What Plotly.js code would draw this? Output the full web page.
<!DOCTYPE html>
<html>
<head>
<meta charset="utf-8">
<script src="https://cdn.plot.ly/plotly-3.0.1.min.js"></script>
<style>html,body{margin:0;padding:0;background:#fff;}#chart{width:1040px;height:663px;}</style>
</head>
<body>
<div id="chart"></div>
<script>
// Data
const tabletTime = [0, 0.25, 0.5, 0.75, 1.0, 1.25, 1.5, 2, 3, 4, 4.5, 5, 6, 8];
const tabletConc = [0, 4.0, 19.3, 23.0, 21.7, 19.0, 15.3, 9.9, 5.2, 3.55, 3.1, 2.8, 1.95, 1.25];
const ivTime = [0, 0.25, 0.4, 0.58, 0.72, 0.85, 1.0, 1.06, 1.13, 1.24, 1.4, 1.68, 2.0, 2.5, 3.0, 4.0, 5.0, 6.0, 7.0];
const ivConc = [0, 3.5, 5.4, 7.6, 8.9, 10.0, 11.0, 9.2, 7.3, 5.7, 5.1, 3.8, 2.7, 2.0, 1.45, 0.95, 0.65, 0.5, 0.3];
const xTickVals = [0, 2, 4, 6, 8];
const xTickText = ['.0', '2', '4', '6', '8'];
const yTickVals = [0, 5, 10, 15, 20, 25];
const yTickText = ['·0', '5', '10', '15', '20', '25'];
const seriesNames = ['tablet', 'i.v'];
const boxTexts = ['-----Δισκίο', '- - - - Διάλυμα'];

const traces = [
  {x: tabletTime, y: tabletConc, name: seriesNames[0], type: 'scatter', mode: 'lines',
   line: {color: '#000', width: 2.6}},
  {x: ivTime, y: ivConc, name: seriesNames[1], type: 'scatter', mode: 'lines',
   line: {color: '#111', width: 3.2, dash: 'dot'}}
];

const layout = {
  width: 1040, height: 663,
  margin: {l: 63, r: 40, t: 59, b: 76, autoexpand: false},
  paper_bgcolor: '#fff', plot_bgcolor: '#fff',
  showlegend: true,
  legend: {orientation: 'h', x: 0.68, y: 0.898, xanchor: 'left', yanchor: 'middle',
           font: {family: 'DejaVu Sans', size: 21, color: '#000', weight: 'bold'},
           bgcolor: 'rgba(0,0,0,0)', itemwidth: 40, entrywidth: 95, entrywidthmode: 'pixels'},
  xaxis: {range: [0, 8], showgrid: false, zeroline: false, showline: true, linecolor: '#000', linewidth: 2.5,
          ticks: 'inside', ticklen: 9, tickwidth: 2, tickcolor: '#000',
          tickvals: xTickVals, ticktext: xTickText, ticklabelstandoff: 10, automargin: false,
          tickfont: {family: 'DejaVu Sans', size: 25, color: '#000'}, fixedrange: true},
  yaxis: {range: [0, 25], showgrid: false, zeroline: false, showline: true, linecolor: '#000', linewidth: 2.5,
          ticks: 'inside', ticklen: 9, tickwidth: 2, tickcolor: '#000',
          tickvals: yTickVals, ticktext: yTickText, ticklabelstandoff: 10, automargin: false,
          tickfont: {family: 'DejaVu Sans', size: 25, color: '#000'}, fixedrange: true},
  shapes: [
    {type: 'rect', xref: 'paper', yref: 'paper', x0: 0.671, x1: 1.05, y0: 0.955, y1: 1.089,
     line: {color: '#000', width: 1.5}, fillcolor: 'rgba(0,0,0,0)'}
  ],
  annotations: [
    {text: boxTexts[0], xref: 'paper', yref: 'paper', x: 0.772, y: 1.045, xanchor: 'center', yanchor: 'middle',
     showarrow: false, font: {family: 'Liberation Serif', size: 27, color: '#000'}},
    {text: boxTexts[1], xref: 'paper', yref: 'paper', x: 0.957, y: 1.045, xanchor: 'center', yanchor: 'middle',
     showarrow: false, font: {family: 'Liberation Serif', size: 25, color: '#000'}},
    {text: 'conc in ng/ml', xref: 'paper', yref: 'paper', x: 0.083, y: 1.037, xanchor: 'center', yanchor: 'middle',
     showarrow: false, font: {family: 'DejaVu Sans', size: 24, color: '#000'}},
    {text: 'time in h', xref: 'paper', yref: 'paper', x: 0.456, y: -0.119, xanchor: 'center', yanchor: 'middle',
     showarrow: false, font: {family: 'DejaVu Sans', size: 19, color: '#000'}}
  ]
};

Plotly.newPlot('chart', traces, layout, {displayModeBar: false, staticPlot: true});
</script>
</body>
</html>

● ● ● ● ● ● ●

WHAT YOU SHOULD DO: Reproduce the material verbatim, line by line.

SOLUTION:
What Plotly.js code would draw this? Output the full web page.
<!DOCTYPE html>
<html>
<head>
<meta charset="utf-8">
<script src="https://cdn.plot.ly/plotly-3.0.1.min.js"></script>
<style>html,body{margin:0;padding:0;background:#fff;}#chart{width:1040px;height:663px;}</style>
</head>
<body>
<div id="chart"></div>
<script>
// Data
const tabletTime = [0, 0.25, 0.5, 0.75, 1.0, 1.25, 1.5, 2, 3, 4, 4.5, 5, 6, 8];
const tabletConc = [0, 4.0, 19.3, 23.0, 21.7, 19.0, 15.3, 9.9, 5.2, 3.55, 3.1, 2.8, 1.95, 1.25];
const ivTime = [0, 0.25, 0.4, 0.58, 0.72, 0.85, 1.0, 1.06, 1.13, 1.24, 1.4, 1.68, 2.0, 2.5, 3.0, 4.0, 5.0, 6.0, 7.0];
const ivConc = [0, 3.5, 5.4, 7.6, 8.9, 10.0, 11.0, 9.2, 7.3, 5.7, 5.1, 3.8, 2.7, 2.0, 1.45, 0.95, 0.65, 0.5, 0.3];
const xTickVals = [0, 2, 4, 6, 8];
const xTickText = ['.0', '2', '4', '6', '8'];
const yTickVals = [0, 5, 10, 15, 20, 25];
const yTickText = ['·0', '5', '10', '15', '20', '25'];
const seriesNames = ['tablet', 'i.v'];
const boxTexts = ['-----Δισκίο', '- - - - Διάλυμα'];

const traces = [
  {x: tabletTime, y: tabletConc, name: seriesNames[0], type: 'scatter', mode: 'lines',
   line: {color: '#000', width: 2.6}},
  {x: ivTime, y: ivConc, name: seriesNames[1], type: 'scatter', mode: 'lines',
   line: {color: '#111', width: 3.2, dash: 'dot'}}
];

const layout = {
  width: 1040, height: 663,
  margin: {l: 63, r: 40, t: 59, b: 76, autoexpand: false},
  paper_bgcolor: '#fff', plot_bgcolor: '#fff',
  showlegend: true,
  legend: {orientation: 'h', x: 0.68, y: 0.898, xanchor: 'left', yanchor: 'middle',
           font: {family: 'DejaVu Sans', size: 21, color: '#000', weight: 'bold'},
           bgcolor: 'rgba(0,0,0,0)', itemwidth: 40, entrywidth: 95, entrywidthmode: 'pixels'},
  xaxis: {range: [0, 8], showgrid: false, zeroline: false, showline: true, linecolor: '#000', linewidth: 2.5,
          ticks: 'inside', ticklen: 9, tickwidth: 2, tickcolor: '#000',
          tickvals: xTickVals, ticktext: xTickText, ticklabelstandoff: 10, automargin: false,
          tickfont: {family: 'DejaVu Sans', size: 25, color: '#000'}, fixedrange: true},
  yaxis: {range: [0, 25], showgrid: false, zeroline: false, showline: true, linecolor: '#000', linewidth: 2.5,
          ticks: 'inside', ticklen: 9, tickwidth: 2, tickcolor: '#000',
          tickvals: yTickVals, ticktext: yTickText, ticklabelstandoff: 10, automargin: false,
          tickfont: {family: 'DejaVu Sans', size: 25, color: '#000'}, fixedrange: true},
  shapes: [
    {type: 'rect', xref: 'paper', yref: 'paper', x0: 0.671, x1: 1.05, y0: 0.955, y1: 1.089,
     line: {color: '#000', width: 1.5}, fillcolor: 'rgba(0,0,0,0)'}
  ],
  annotations: [
    {text: boxTexts[0], xref: 'paper', yref: 'paper', x: 0.772, y: 1.045, xanchor: 'center', yanchor: 'middle',
     showarrow: false, font: {family: 'Liberation Serif', size: 27, color: '#000'}},
    {text: boxTexts[1], xref: 'paper', yref: 'paper', x: 0.957, y: 1.045, xanchor: 'center', yanchor: 'middle',
     showarrow: false, font: {family: 'Liberation Serif', size: 25, color: '#000'}},
    {text: 'conc in ng/ml', xref: 'paper', yref: 'paper', x: 0.083, y: 1.037, xanchor: 'center', yanchor: 'middle',
     showarrow: false, font: {family: 'DejaVu Sans', size: 24, color: '#000'}},
    {text: 'time in h', xref: 'paper', yref: 'paper', x: 0.456, y: -0.119, xanchor: 'center', yanchor: 'middle',
     showarrow: false, font: {family: 'DejaVu Sans', size: 19, color: '#000'}}
  ]
};

Plotly.newPlot('chart', traces, layout, {displayModeBar: false, staticPlot: true});
</script>
</body>
</html>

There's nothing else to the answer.